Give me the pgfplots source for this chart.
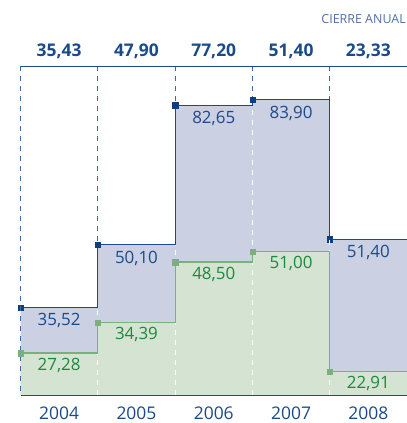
\documentclass[border=0pt]{standalone}
\usepackage{pgfplots}
\pgfplotsset{compat=1.18}
\usepackage{pgfplotstable}
\usepackage{fontspec}
\setmainfont{Open Sans}
\definecolor{dblue}{HTML}{1B4A8A}
\definecolor{mblue}{HTML}{0F3E80}
\definecolor{dashblue}{HTML}{3F6AA3}
\definecolor{lav}{HTML}{CBD0E2}
\definecolor{gfill}{HTML}{D5E3D3}
\definecolor{gline}{HTML}{7DAE7D}
\definecolor{gtext}{HTML}{1A8A3C}
\definecolor{ctext}{HTML}{4F6FA3}

\pgfplotstableread{
x hi lo
0 35.52 27.28
1 50.10 34.39
2 82.65 48.50
3 83.90 51.00
4 51.40 22.91
5 51.40 22.91
}\steps

\pgfplotstableread{
xc hi lo close
0.5 35.52 27.28 35.43
1.5 50.10 34.39 47.90
2.5 82.65 48.50 77.20
3.5 83.90 51.00 51.40
4.5 51.40 22.91 23.33
}\labs

\newcommand{\valfmt}{\pgfmathprintnumber[fixed,fixed zerofill,precision=2,use comma,assume math mode=true]{\pgfplotspointmeta}}

\begin{document}
\begin{tikzpicture}[x=1bp,y=1bp]
\path[use as bounding box] (-20.5,-28) rectangle (386.5,395);
\node[anchor=east, text=ctext, font=\fontsize{12.5}{14}\selectfont, inner sep=0pt] at (385.5,376) {CIERRE ANUAL};

% ---- axis 1: upper (blue) series
\begin{axis}[
  at={(0,0)}, anchor=south west,
  scale only axis, width=386.5bp, height=328.5bp,
  xmin=0, xmax=5, ymin=15.08, ymax=91.65,
  clip=false,
  axis line style={draw=none},
  ytick=\empty,
  xtick={0.5,1.5,2.5,3.5,4.5},
  xticklabels={2004,2005,2006,2007,2008},
  xtick style={draw=none},
  xticklabel style={anchor=center, yshift=-18bp, text=dblue, font=\fontsize{17.5}{20}\selectfont},
]
\draw[dashblue, line width=0.9bp, dash pattern=on 5bp off 5bp] (axis cs:1,91.65) -- (axis cs:1,50.10);
\draw[dashblue, line width=0.9bp, dash pattern=on 5bp off 5bp] (axis cs:2,91.65) -- (axis cs:2,82.65);
\draw[dashblue, line width=0.9bp, dash pattern=on 5bp off 5bp] (axis cs:3,91.65) -- (axis cs:3,83.90);
\draw[dashblue, line width=0.9bp, dash pattern=on 5bp off 5bp] (axis cs:4,91.65) -- (axis cs:4,83.90);

\addplot[const plot, fill=lav, draw=none] table[x=x, y=hi] {\steps} \closedcycle;
\addplot[const plot, draw=dblue, line width=1.1bp, mark=square*, mark indices={1,2,3,4,5},
  mark size=2.6bp, mark options={solid, fill=mblue, draw=mblue, line width=0.2bp}]
  table[x=x, y=hi] {\steps};

\draw[dblue, line width=1bp] (axis cs:0,91.65) -- (axis cs:5,91.65);

\coordinate (w1) at (axis cs:1,35.52);
\coordinate (w2) at (axis cs:2,50.10);
\coordinate (w3) at (axis cs:3,82.65);
\coordinate (w4) at (axis cs:4,51.40);
\coordinate (z1) at (axis cs:1,15.08);
\coordinate (z2) at (axis cs:2,15.08);
\coordinate (z3) at (axis cs:3,15.08);
\coordinate (z4) at (axis cs:4,15.08);
\coordinate (t0) at (axis cs:0,91.65);
\coordinate (z0) at (axis cs:0,15.08);
\coordinate (z5) at (axis cs:5,15.08);

% blue value labels
\addplot[draw=none, mark=none, point meta=y,
  nodes near coords={\valfmt},
  nodes near coords align={anchor=center},
  every node near coord/.append style={anchor=center, yshift=-13.5bp, text=dblue, font=\fontsize{17}{20}\selectfont}]
  table[x=xc, y=hi] {\labs};

% closing values on top
\addplot[draw=none, mark=none, point meta=explicit,
  nodes near coords={\valfmt},
  nodes near coords align={anchor=center},
  every node near coord/.append style={anchor=center, yshift=15.5bp, text=dblue, font=\bfseries\fontsize{17.5}{20}\selectfont}]
  table[x=xc, y expr=91.65, meta=close] {\labs};
\end{axis}

% ---- axis 2: lower (green) series
\begin{axis}[
  at={(0,0)}, anchor=south west,
  scale only axis, width=386.5bp, height=328.5bp,
  xmin=0, xmax=5, ymin=17.5, ymax=94.07,
  clip=false, hide axis,
]
\addplot[const plot, fill=gfill, draw=none] table[x=x, y=lo] {\steps} \closedcycle;

\draw[white, line width=1bp, dash pattern=on 5bp off 5bp] (z1) -- (w1);
\draw[white, line width=1bp, dash pattern=on 5bp off 5bp] (z2) -- (w2);
\draw[white, line width=1bp, dash pattern=on 5bp off 5bp] (z3) -- (w3);
\draw[white, line width=1bp, dash pattern=on 5bp off 5bp] (z4) -- (w4);

\addplot[const plot, draw=gline, line width=1.1bp, mark=square*, mark indices={1,2,3,4,5},
  mark size=2.6bp, mark options={solid, fill=gline, draw=gline, line width=0.2bp}]
  table[x=x, y=lo] {\steps};

\draw[dashblue, line width=0.9bp, dash pattern=on 5bp off 5bp] (t0) -- (z0);
\draw[dblue, line width=1bp] (z0) -- (z5);

\addplot[draw=none, mark=none, point meta=y,
  nodes near coords={\valfmt},
  nodes near coords align={anchor=center},
  every node near coord/.append style={anchor=center, yshift=-12bp, text=gtext, font=\fontsize{17}{20}\selectfont}]
  table[x=xc, y=lo] {\labs};
\end{axis}
\end{tikzpicture}
\end{document}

--*--

[Work instructions] Skip the pictures, please, and transcribe only the lines from the beginning of the material through the one that contains "inner sep=0pt] at".

[Answer below]
Give me the pgfplots source for this chart.
\documentclass[border=0pt]{standalone}
\usepackage{pgfplots}
\pgfplotsset{compat=1.18}
\usepackage{pgfplotstable}
\usepackage{fontspec}
\setmainfont{Open Sans}
\definecolor{dblue}{HTML}{1B4A8A}
\definecolor{mblue}{HTML}{0F3E80}
\definecolor{dashblue}{HTML}{3F6AA3}
\definecolor{lav}{HTML}{CBD0E2}
\definecolor{gfill}{HTML}{D5E3D3}
\definecolor{gline}{HTML}{7DAE7D}
\definecolor{gtext}{HTML}{1A8A3C}
\definecolor{ctext}{HTML}{4F6FA3}

\pgfplotstableread{
x hi lo
0 35.52 27.28
1 50.10 34.39
2 82.65 48.50
3 83.90 51.00
4 51.40 22.91
5 51.40 22.91
}\steps

\pgfplotstableread{
xc hi lo close
0.5 35.52 27.28 35.43
1.5 50.10 34.39 47.90
2.5 82.65 48.50 77.20
3.5 83.90 51.00 51.40
4.5 51.40 22.91 23.33
}\labs

\newcommand{\valfmt}{\pgfmathprintnumber[fixed,fixed zerofill,precision=2,use comma,assume math mode=true]{\pgfplotspointmeta}}

\begin{document}
\begin{tikzpicture}[x=1bp,y=1bp]
\path[use as bounding box] (-20.5,-28) rectangle (386.5,395);
\node[anchor=east, text=ctext, font=\fontsize{12.5}{14}\selectfont, inner sep=0pt] at (385.5,376) {CIERRE ANUAL};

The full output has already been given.